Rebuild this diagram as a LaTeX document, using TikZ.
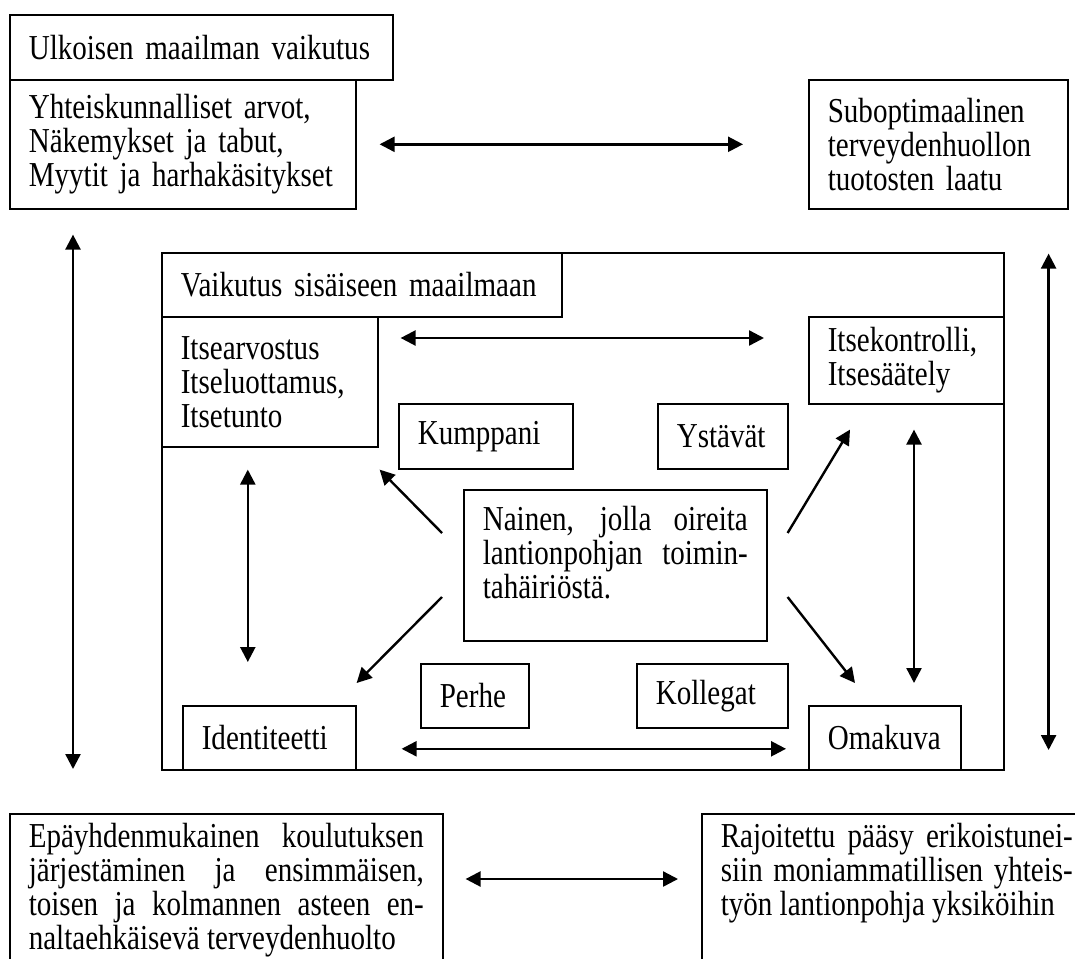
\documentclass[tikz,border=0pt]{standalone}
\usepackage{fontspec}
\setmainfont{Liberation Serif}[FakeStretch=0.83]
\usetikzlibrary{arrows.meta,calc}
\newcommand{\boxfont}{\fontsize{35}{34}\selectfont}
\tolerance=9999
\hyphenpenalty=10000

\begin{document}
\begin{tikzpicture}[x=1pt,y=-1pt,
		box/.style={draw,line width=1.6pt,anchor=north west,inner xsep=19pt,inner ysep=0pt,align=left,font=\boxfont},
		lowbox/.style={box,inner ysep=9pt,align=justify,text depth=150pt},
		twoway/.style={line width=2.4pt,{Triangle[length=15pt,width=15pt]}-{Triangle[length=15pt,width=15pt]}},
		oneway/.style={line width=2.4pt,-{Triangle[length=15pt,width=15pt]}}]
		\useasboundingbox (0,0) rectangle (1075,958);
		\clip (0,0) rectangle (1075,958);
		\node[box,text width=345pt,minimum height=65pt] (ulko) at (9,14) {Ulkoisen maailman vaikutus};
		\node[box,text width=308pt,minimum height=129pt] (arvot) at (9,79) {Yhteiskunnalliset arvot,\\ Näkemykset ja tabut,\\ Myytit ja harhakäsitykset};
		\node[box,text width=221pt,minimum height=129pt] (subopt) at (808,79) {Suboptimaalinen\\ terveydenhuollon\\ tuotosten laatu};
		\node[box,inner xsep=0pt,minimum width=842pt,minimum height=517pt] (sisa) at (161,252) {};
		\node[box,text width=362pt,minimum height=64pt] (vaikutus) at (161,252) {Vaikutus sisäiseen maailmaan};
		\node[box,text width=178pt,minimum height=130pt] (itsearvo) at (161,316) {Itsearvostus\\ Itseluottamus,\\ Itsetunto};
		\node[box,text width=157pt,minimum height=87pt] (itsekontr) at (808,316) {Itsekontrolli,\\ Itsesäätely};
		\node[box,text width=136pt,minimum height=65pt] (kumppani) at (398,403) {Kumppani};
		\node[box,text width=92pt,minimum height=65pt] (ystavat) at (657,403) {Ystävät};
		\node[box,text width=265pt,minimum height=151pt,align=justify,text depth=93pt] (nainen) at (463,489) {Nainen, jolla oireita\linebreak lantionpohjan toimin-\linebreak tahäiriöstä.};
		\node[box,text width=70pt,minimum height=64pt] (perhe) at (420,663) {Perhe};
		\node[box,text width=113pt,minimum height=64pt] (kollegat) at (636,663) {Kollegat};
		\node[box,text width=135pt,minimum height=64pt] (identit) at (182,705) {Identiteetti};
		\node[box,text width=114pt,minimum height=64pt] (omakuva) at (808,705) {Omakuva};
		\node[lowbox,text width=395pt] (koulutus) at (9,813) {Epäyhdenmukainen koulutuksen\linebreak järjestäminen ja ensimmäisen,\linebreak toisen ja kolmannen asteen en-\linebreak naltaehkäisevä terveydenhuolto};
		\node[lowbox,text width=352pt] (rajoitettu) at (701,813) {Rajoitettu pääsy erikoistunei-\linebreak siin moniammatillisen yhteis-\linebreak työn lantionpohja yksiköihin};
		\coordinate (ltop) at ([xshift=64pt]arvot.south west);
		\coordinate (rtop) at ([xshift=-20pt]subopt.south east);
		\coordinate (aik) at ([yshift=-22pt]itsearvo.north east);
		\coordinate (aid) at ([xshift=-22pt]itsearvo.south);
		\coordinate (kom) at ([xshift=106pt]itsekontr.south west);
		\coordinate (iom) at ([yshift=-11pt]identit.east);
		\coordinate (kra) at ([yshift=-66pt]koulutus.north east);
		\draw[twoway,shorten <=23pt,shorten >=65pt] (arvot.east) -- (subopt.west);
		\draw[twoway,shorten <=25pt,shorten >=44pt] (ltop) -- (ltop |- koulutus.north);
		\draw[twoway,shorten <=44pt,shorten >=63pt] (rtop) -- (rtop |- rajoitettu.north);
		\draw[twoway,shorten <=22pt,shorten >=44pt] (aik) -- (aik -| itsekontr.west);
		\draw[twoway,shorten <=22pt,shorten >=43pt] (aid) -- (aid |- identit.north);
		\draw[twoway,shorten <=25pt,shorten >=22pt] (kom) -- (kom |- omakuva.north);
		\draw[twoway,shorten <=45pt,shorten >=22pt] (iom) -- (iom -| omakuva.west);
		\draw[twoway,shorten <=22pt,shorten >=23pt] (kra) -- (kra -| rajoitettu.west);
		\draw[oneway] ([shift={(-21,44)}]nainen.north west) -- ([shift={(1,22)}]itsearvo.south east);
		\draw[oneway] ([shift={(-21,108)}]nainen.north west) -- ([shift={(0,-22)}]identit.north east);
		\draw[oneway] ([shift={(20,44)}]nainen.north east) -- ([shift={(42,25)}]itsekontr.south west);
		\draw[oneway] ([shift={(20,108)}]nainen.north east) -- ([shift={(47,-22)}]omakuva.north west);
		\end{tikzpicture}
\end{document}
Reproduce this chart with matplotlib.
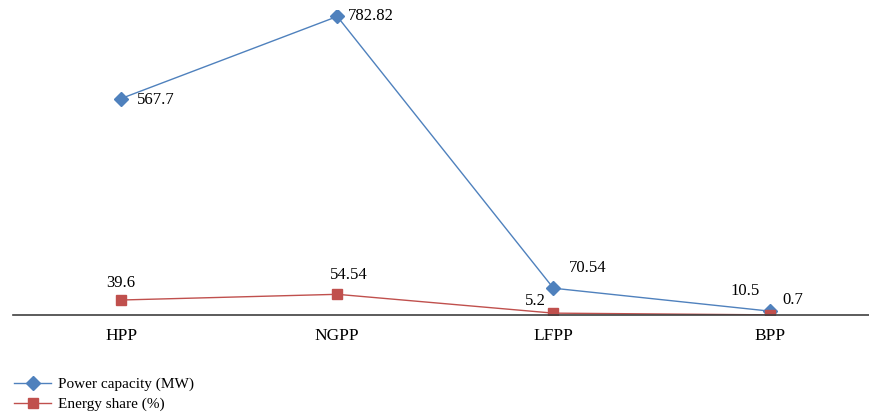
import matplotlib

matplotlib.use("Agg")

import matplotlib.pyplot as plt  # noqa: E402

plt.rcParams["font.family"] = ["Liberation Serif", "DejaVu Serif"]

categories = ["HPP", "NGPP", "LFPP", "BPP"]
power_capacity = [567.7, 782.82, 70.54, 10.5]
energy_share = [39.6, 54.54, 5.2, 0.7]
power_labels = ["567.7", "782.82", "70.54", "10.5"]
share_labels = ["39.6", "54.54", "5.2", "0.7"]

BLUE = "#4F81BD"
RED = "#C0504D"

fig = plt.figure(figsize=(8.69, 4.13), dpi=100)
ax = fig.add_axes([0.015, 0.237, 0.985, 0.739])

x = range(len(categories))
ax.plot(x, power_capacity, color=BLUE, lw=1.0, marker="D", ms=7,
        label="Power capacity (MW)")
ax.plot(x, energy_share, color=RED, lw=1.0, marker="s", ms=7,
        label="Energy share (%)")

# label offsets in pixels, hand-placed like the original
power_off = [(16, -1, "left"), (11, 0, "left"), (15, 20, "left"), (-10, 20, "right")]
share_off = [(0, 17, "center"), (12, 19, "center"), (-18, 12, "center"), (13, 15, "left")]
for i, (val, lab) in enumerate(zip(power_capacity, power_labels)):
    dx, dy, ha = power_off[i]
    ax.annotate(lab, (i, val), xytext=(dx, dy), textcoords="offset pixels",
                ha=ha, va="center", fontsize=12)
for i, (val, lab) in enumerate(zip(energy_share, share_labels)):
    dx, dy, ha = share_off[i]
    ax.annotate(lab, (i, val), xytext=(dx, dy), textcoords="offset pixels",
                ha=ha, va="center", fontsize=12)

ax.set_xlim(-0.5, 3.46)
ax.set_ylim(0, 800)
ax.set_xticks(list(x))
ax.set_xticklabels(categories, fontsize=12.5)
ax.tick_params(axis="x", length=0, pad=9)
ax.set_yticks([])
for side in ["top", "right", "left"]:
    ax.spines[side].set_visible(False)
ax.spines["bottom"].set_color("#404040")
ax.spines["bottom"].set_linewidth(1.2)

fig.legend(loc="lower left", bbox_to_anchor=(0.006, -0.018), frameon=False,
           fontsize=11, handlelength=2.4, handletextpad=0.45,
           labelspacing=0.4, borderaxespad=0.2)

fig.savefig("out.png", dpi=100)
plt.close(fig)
----------------
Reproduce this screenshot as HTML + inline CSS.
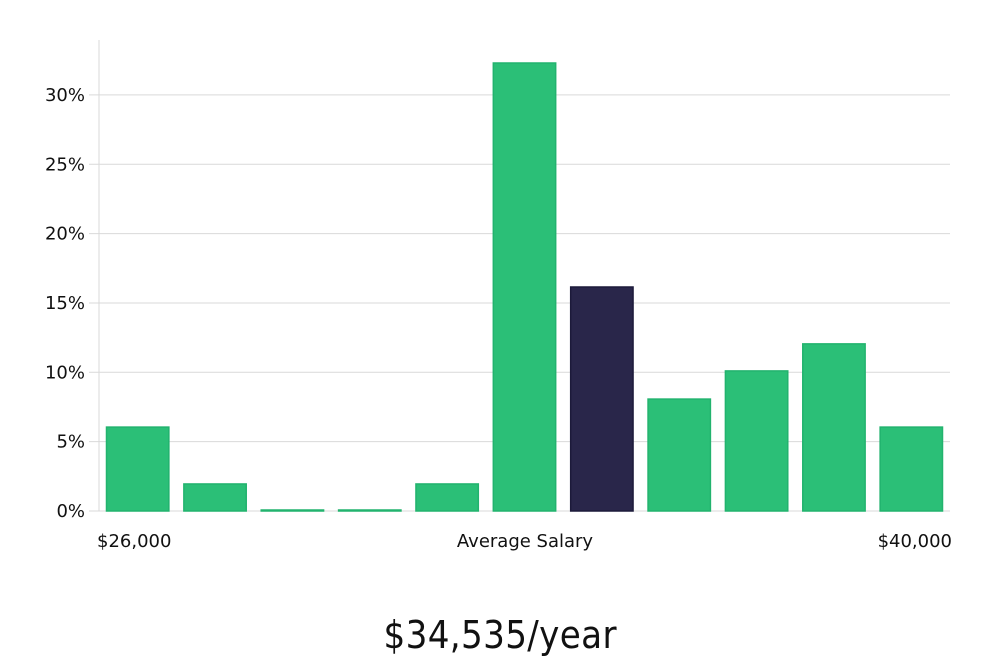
----------------
▶ [WHAT YOU SHOULD DO]
Transcribe, exactly as written, the lines starting at the one with "Reproduce this chart with matplotlib." and ending at the one with "ax = fig.add_axes([0.015, 0.237, 0.985, 0.739])", and nothing more. Pictures are not part of the copy.

▶ [ANSWER TO THIS PROBLEM]
Reproduce this chart with matplotlib.
import matplotlib

matplotlib.use("Agg")

import matplotlib.pyplot as plt  # noqa: E402

plt.rcParams["font.family"] = ["Liberation Serif", "DejaVu Serif"]

categories = ["HPP", "NGPP", "LFPP", "BPP"]
power_capacity = [567.7, 782.82, 70.54, 10.5]
energy_share = [39.6, 54.54, 5.2, 0.7]
power_labels = ["567.7", "782.82", "70.54", "10.5"]
share_labels = ["39.6", "54.54", "5.2", "0.7"]

BLUE = "#4F81BD"
RED = "#C0504D"

fig = plt.figure(figsize=(8.69, 4.13), dpi=100)
ax = fig.add_axes([0.015, 0.237, 0.985, 0.739])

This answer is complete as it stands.